L'affaire des faux comptes Twitter aux contenus insultants secoue le Paris Saint-Germain. Entre 2018 et 2020, une agence mandatée par le club, Digital Big Brother (DBB), basée à Barcelone, aurait produit de nombreux tweets dans le but de nuire à la réputation d'individus et de médias jugés hostiles au PSG.
Dans cette liste de personnes et entités visées, on trouve, c'est à peine croyable, des joueurs du club: Kylian Mbappé lui-même et Adrien Rabiot (aujourd'hui à la Juventus, alors qualifié de «Gros FDP»). Mais aussi le président de l'Olympique lyonnais Jean-Michel Aulas, ou encore un supporter rennais que la star brésilienne Neymar avait giflé en avril 2019 au Stade de France à l'occasion de la finale de la Coupe de France opposant Rennes au PSG.

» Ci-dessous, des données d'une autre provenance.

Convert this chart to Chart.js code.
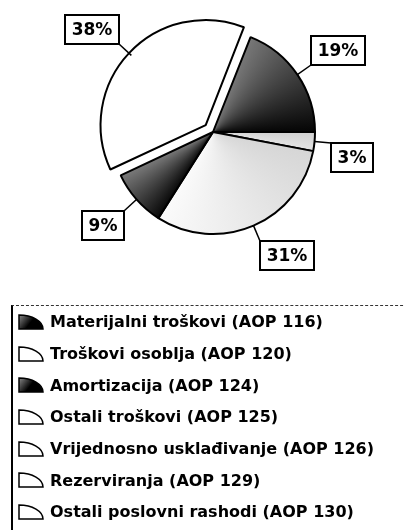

Des médias ont également été ciblés, notamment L'Equipe et Mediapart (traité de «Mediapartouze»), ce dernier étant à l'origine des présentes révélations.
Le PSG nie avoir contracté avec quelque agence que ce soit. Or, si le club présidé par le Qatari Nasser al-Khelaïfi n'a pas signé de contrat avec l'agence DBB, il l'a bel et bien rétribuée pour ses services, comme en attestent des documents de Mediapart. Contacté par watson, un ancien salarié de Digital Big Brother le confirme:
Le collaborateur en question se nomme Jean-Martial Ribes. Ce proche d'al-Khelaïfi dirige alors la communication du Paris Saint-Germain.
«Des virements nous arrivaient tous les mois du PSG avec en-tête du club», relate notre source. L'un de ces paiements, dont watson a obtenu copie, daté du 31 juillet 2019, porte sur un montant de 25 000 euros. Joint par e-mail, le service de communication du PSG n'avait pas répondu à watson au moment de la parution du présent article.
Menée par une «armée numérique» (l'agence DBB) pour le compte du PSG, cette activité de trolling a fait l'objet d'un rapport de 50 pages. Selon des informations récoltées par watson, ce rapport aurait été découvert au cours d'une perquisition menée en lien avec la gifle donnée par Neymar au spectateur rennais.
Comment se fait-il que le PSG soit entré en contact avec l'agence Digital Big Brother, immatriculée à Barcelone? DDB est contrôlée par l'homme d'affaires franco-tunisien Lotfi Bel Hadj, «à la tête d’une myriade de sociétés qui louent leurs services à des personnalités, des entreprises ou des États pour gérer leur communication numérique», rappelle Mediapart.
Mais surtout, Lotfi Bel Hadj et Nasser al-Khelaïfi se connaissent. Le premier a œuvré à la communication du Qatar lors de la crise du Golfe qui a opposé l'émirat à son voisin l'Arabie Saoudite entre 2017 et 2021, a appris watson.
Derrière DDB, on trouve UReputation, une société dirigée par Lotfi Bel Hadj, spécialisée dans la «cyberinfluence». UReputation a intenté un procès à Faccebook après que le réseau social de Mark Zuckerberg a fermé en 2020 182 comptes Facebook et 209 comptes Instagram.
Le géant américain reproche à UReputation et à son dirigeant Lotfi Bel Hadj d'utiliser des données personnelles pour orienter les choix lors des campagnes électorales effectuées dans des pays africains. Notamment à l'occasion des élections présidentielles de 2019 en Tunisie, en faveur du candidat Nabil Karoui, un homme d'affaires qui sera battu par Kaïs Saïed, l'actuel président tunisien.
Avant cela, en 2018, le nom de Lotfi Bel Hadj avait été associé à la défense de Tariq Ramadan, lorsque l'islamologue genevois, alors en bons termes avec le Qatar, avait été incarcéré préventivement en France à la suite de plaintes pour viols déposées contre lui. Des «faux comptes», en soutien au mis en cause, avaient été évoquées à l'époque.
La dernière affaire en date, celle éclaboussant le PSG, aura-t-elle une suite judiciaire? Des plaintes pour diffamation seront-elles déposées contre le club parisien et l'agence DBB? Les faits seraient prescrits pour ce qui concerne le chef de diffamation.
Pour rester dans le domaine du football, les familiers des grands clubs professionnels rappellent à quel point les coups donnés en dehors du terrain peuvent être rudes. Et que le trolling, le démontage d'individus à coups de «FDP» et autres joyeusetés du langage, serait à la communication footballistique ce que le méchant tacle est au tacle dans les règles. Ça fait mal, mais on s'en remet.